** start The records **
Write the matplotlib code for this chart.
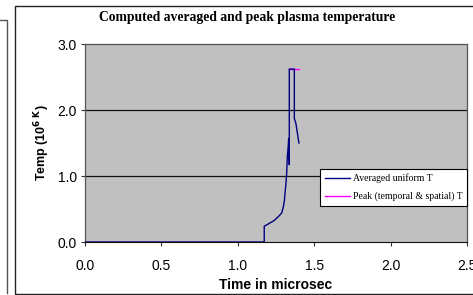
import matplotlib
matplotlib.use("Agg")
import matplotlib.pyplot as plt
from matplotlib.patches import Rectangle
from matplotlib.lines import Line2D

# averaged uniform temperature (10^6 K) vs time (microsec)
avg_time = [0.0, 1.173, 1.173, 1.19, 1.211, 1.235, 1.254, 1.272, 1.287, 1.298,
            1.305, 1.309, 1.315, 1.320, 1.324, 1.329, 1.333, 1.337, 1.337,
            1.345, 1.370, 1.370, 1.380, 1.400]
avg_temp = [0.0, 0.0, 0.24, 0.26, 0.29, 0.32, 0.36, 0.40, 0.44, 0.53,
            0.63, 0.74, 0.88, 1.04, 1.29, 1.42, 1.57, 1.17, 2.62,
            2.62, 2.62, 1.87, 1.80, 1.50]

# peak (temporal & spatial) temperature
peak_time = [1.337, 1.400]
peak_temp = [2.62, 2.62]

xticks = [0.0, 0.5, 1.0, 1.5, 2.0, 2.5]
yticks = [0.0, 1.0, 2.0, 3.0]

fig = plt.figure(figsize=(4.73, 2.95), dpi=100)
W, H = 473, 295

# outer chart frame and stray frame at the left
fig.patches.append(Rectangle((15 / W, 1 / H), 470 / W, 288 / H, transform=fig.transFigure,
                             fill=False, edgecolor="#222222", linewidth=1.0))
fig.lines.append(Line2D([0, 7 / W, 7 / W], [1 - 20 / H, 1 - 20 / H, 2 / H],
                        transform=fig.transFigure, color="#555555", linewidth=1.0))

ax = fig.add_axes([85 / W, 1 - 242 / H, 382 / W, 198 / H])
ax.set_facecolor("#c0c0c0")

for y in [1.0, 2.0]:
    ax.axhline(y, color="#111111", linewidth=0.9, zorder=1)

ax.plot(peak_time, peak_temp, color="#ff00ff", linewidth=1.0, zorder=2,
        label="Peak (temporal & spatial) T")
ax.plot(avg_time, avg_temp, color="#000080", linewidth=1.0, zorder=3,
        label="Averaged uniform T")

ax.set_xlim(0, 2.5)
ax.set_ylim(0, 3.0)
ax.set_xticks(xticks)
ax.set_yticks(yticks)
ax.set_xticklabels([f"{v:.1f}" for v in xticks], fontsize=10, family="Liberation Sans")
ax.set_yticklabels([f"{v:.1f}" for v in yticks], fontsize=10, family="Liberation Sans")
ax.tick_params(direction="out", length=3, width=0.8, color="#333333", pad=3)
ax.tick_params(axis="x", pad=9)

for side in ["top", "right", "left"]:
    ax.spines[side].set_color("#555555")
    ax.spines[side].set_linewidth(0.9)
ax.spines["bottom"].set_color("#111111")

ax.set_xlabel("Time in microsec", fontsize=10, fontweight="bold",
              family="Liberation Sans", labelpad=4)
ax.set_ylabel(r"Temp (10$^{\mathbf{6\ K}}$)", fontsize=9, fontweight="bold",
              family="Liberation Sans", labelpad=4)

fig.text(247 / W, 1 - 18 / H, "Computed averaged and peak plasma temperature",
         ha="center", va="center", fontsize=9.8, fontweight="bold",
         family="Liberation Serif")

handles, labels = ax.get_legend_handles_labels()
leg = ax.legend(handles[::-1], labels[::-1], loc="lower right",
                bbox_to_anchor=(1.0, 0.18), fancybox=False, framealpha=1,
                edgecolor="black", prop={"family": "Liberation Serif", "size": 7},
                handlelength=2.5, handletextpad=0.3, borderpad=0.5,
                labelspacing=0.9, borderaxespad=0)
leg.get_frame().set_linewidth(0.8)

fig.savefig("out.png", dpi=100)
** end The records **
** start The records **
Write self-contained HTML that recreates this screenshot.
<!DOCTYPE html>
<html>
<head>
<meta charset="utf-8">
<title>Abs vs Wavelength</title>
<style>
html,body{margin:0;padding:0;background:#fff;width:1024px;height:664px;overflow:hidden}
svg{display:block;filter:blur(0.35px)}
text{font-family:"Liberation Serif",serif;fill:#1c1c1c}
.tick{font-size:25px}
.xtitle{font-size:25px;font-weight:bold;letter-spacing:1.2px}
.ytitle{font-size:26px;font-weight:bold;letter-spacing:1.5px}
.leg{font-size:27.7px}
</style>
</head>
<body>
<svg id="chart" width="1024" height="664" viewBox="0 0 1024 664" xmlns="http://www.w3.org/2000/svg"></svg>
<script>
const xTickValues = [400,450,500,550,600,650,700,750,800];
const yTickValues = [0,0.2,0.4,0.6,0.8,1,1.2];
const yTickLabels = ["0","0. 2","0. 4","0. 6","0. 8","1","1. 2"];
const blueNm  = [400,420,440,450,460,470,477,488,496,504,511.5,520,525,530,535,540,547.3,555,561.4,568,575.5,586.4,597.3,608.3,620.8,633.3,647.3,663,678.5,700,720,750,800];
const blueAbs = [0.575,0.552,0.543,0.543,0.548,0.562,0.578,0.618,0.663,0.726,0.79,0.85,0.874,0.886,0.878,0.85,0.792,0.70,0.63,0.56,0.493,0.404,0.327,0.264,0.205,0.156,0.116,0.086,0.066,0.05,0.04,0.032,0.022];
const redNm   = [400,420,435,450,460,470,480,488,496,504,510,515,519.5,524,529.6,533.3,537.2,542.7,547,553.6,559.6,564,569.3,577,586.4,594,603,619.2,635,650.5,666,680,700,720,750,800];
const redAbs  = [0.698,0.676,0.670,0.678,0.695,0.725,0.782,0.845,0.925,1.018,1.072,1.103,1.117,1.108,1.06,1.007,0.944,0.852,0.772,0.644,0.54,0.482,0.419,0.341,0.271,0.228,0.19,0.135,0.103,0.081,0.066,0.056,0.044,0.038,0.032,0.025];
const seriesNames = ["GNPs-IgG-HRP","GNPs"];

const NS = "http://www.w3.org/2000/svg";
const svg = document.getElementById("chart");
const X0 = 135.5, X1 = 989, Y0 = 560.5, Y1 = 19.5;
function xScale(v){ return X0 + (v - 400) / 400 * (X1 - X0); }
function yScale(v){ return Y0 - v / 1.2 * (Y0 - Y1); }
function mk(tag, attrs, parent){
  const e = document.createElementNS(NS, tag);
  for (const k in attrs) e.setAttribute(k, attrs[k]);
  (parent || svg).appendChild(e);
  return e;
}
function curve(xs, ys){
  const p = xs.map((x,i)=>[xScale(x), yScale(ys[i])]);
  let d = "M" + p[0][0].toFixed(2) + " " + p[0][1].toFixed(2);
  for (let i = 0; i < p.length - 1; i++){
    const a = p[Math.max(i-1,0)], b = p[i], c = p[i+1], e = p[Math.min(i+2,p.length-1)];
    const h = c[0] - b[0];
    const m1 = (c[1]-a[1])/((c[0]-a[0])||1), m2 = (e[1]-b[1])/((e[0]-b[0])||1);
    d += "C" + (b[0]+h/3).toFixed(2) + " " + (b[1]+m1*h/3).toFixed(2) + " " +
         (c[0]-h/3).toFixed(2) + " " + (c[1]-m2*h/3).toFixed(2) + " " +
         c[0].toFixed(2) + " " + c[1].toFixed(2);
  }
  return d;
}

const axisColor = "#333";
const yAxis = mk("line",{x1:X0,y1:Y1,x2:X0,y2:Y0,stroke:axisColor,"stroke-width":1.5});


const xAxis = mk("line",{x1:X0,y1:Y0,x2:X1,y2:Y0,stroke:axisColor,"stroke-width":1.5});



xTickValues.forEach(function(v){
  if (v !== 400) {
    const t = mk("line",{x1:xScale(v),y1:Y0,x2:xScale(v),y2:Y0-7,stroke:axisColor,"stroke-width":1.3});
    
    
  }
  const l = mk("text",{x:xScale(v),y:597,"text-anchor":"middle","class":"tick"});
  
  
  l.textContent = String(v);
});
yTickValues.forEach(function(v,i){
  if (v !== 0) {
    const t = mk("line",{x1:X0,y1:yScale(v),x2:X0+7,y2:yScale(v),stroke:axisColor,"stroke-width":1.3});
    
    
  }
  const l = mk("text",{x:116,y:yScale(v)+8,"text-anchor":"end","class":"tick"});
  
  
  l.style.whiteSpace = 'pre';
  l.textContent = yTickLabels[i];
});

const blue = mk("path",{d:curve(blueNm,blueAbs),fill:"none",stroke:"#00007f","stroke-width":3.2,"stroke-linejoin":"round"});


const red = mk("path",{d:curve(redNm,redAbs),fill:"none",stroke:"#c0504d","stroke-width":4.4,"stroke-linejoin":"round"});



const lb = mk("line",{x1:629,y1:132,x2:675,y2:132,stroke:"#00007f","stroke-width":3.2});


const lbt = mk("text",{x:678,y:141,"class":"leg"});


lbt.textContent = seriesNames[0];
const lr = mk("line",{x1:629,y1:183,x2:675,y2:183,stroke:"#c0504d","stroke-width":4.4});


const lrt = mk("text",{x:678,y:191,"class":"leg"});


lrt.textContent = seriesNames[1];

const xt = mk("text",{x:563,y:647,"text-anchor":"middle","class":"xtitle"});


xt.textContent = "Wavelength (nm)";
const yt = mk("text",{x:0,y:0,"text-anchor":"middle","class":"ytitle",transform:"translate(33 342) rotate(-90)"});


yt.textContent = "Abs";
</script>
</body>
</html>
** end The records **
Task details
Pictures in the material above should be skipped; print exactly the lines from the one with "Write the matplotlib code for this chart." through the one with "2.62, 2.62, 1.87, 1.80, 1.50]".

Output below
Write the matplotlib code for this chart.
import matplotlib
matplotlib.use("Agg")
import matplotlib.pyplot as plt
from matplotlib.patches import Rectangle
from matplotlib.lines import Line2D

# averaged uniform temperature (10^6 K) vs time (microsec)
avg_time = [0.0, 1.173, 1.173, 1.19, 1.211, 1.235, 1.254, 1.272, 1.287, 1.298,
            1.305, 1.309, 1.315, 1.320, 1.324, 1.329, 1.333, 1.337, 1.337,
            1.345, 1.370, 1.370, 1.380, 1.400]
avg_temp = [0.0, 0.0, 0.24, 0.26, 0.29, 0.32, 0.36, 0.40, 0.44, 0.53,
            0.63, 0.74, 0.88, 1.04, 1.29, 1.42, 1.57, 1.17, 2.62,
            2.62, 2.62, 1.87, 1.80, 1.50]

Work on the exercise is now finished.